The Environment Secretary, Michael Gove, has today called for a Green Brexit.

There’s much to take heart from Mr Gove’s speech. But reality and rhetoric are different things. It isn’t clear how important a healthy environment is in the Government’s list of priorities – assuming they have one. The Queen’s Speech didn’t contain any environmental legislation. And looming behind his words is the Repeal Bill, through which Ministers plan to take unprecedented powers to potentially scrap any of the EU’s multitude of green laws that they do not like.

The UK’s track record on the environment inspires as much reason to be sceptical as to be galvanised. Britain has fervently exported its deliberate programme of business rule-cutting – including on the environment – around the world, including to the EU. The dirty man of Europe’ has fought tooth and nail in Brussels to hold back the ambition of European plans, for example on energy efficiency and the smarter use of natural resources.

Mr Gove blames the Common Fisheries Policy for overfishing, but the UK has been one of the main countries pushing for fishing limits well over safe scientific advice. It was the UK, and the UK alone, that for decades awarded virtually all of the rights to fish to huge boats, not the small boats which are so important to coastal communities.

In that context, what does it even mean to take back control of our environment?

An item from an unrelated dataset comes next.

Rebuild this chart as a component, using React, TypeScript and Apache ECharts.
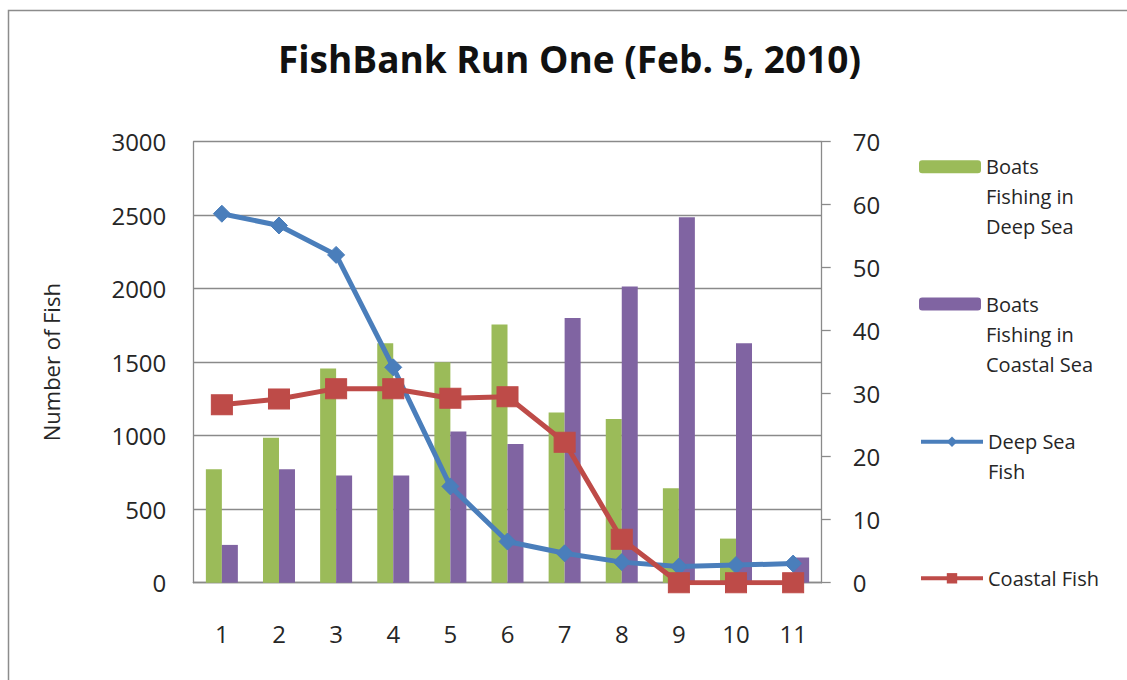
import React, { useEffect, useRef } from "react";
import * as echarts from "echarts";

// ---- data ----
const rounds = ["1", "2", "3", "4", "5", "6", "7", "8", "9", "10", "11"];
const boatsDeepSea = [18, 23, 34, 38, 35, 41, 27, 26, 15, 7, 0];
const boatsCoastalSea = [6, 18, 17, 17, 24, 22, 42, 47, 58, 38, 4];
const deepSeaFish = [2510, 2430, 2230, 1465, 655, 280, 200, 140, 110, 120, 130];
const coastalFish = [1210, 1250, 1320, 1320, 1255, 1265, 955, 295, 0, 0, 0];

const fishAxis = { min: 0, max: 3000, interval: 500 };
const boatAxis = { min: 0, max: 70, interval: 10 };

const seriesNames = [
  "Boats Fishing in Deep Sea",
  "Boats Fishing in Coastal Sea",
  "Deep Sea Fish",
  "Coastal Fish",
];
const legendLines = [
  ["Boats", "Fishing in", "Deep Sea"],
  ["Boats", "Fishing in", "Coastal Sea"],
  ["Deep Sea", "Fish"],
  ["Coastal Fish"],
];

const titleText = "FishBank Run One (Feb. 5, 2010)";
const leftAxisName = "Number of Fish";

const FONT = "'Open Sans', sans-serif";
const GREEN = "#9BBB59";
const PURPLE = "#8064A2";
const BLUE = "#4A7EBB";
const RED = "#BE4B48";
const GRID = "#8A8A8A";
const TEXT = "#262626";

export default function App() {
  const ref = useRef<HTMLDivElement>(null);

  useEffect(() => {
    if (!ref.current) return;
    const chart = echarts.init(ref.current, undefined, { renderer: "svg" });

    // symbol centre y for each legend entry, aligned with the first text line
    const legendSymbolY = [166.7, 304, 441.7, 578.3];
    const LH = 30;

    const legends = seriesNames.map((name, i) => {
      const lines = legendLines[i];
      const n = lines.length;
      // pad with empty lines above so the first real line sits at the symbol
      const label = new Array(n - 1).fill("").concat(lines).join("\n");
      const blockH = (2 * n - 1) * LH;
      return {
        orient: "vertical",
        left: 919,
        top: legendSymbolY[i] - blockH / 2,
        padding: 0,
        itemWidth: 62,
        itemHeight: 13,
        selectedMode: false,
        formatter: () => label,
        lineStyle: { width: 4 },
        textStyle: {
          fontFamily: FONT,
          fontSize: 20,
          color: TEXT,
          lineHeight: LH,
        },
        data: [name],
      };
    });

    chart.setOption({
      animation: false,
      backgroundColor: "#ffffff",
      title: {
        text: titleText,
        left: 569.5,
        textAlign: "center",
        top: 39.5,
        padding: 0,
        textStyle: {
          fontFamily: FONT,
          fontSize: 37,
          fontWeight: "bold",
          color: "#111",
        },
      },
      graphic: [
        {
          type: "rect",
          shape: { x: 8.5, y: 10.5, width: 1200, height: 720 },
          style: { fill: "none", stroke: "#8C8C8C", lineWidth: 1.5 },
          silent: true,
          z: -10,
        },
      ],
      legend: legends,
      grid: {
        left: 193.3,
        right: 1127 - 821.7,
        top: 141.7,
        bottom: 680 - 582.7,
        containLabel: false,
      },
      xAxis: {
        type: "category",
        data: rounds,
        boundaryGap: true,
        axisLine: { show: true, lineStyle: { color: GRID, width: 1.3 } },
        axisTick: { show: false },
        axisLabel: {
          margin: 39,
          fontFamily: FONT,
          fontSize: 24,
          color: TEXT,
        },
        splitLine: { show: false },
      },
      yAxis: [
        {
          type: "value",
          min: fishAxis.min,
          max: fishAxis.max,
          interval: fishAxis.interval,
          name: leftAxisName,
          nameLocation: "middle",
          nameRotate: 90,
          nameGap: 131,
          nameTextStyle: { fontFamily: FONT, fontSize: 22, color: TEXT },
          axisLine: { show: true, lineStyle: { color: GRID, width: 1.3 } },
          axisTick: { show: false },
          axisLabel: {
            margin: 27,
            fontFamily: FONT,
            fontSize: 24,
            color: TEXT,
            formatter: (v: number) => String(v),
          },
          splitLine: { show: true, lineStyle: { color: GRID, width: 1.3 } },
        },
        {
          type: "value",
          position: "right",
          min: boatAxis.min,
          max: boatAxis.max,
          interval: boatAxis.interval,
          axisLine: { show: true, lineStyle: { color: GRID, width: 1.3 } },
          axisTick: {
            show: true,
            inside: false,
            length: 9,
            lineStyle: { color: GRID, width: 1.3 },
          },
          axisLabel: {
            margin: 31,
            fontFamily: FONT,
            fontSize: 24,
            color: TEXT,
            formatter: (v: number) => String(v),
          },
          splitLine: { show: false },
        },
      ],
      series: [
        {
          name: seriesNames[0],
          type: "bar",
          yAxisIndex: 1,
          data: boatsDeepSea,
          barGap: "0%",
          barCategoryGap: "44%",
          itemStyle: { color: GREEN },
          z: 2,
        },
        {
          name: seriesNames[1],
          type: "bar",
          yAxisIndex: 1,
          data: boatsCoastalSea,
          barGap: "0%",
          barCategoryGap: "44%",
          itemStyle: { color: PURPLE },
          z: 2,
        },
        {
          name: seriesNames[2],
          type: "line",
          yAxisIndex: 0,
          data: deepSeaFish,
          symbol: "diamond",
          symbolSize: 17,
          lineStyle: { color: BLUE, width: 5 },
          itemStyle: { color: BLUE, borderColor: BLUE },
          z: 3,
        },
        {
          name: seriesNames[3],
          type: "line",
          yAxisIndex: 0,
          data: coastalFish,
          symbol: "rect",
          symbolSize: [21, 20],
          lineStyle: { color: RED, width: 5 },
          itemStyle: { color: RED, borderColor: RED },
          z: 4,
        },
      ],
    });

    return () => {
      chart.dispose();
    };
  }, []);

  return (
    <div
      ref={ref}
      style={{
        position: "absolute",
        left: 0,
        top: 0,
        width: 1127,
        height: 680,
        background: "#fff",
      }}
    />
  );
}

Going it alone is rarely a good idea. As Mr Gove acknowledges, many of the most grave environmental crises we face are transnational. From climate change to ocean acidification, Britain has to be a team player. Take fishing: fish don’t care what lines we draw on maps. We’ll still have to agree and stick to limits drawn up with countries in whose waters fish stocks move.

The only way we are going to get a better environment for the UK and the world is if we listen to the voices of the people who are genuinely trying to build that future. The pernicious power of polluters must be chased from the corridors of Whitehall. The Government should show its intent by abandoning its determination to force fracking on communities that don’t want it and won’t accept it. And it must commit to giving people and Parliament real control over what happens to our green laws after Brexit, starting with going back to the drawing board on its antediluvian Repeal Bill.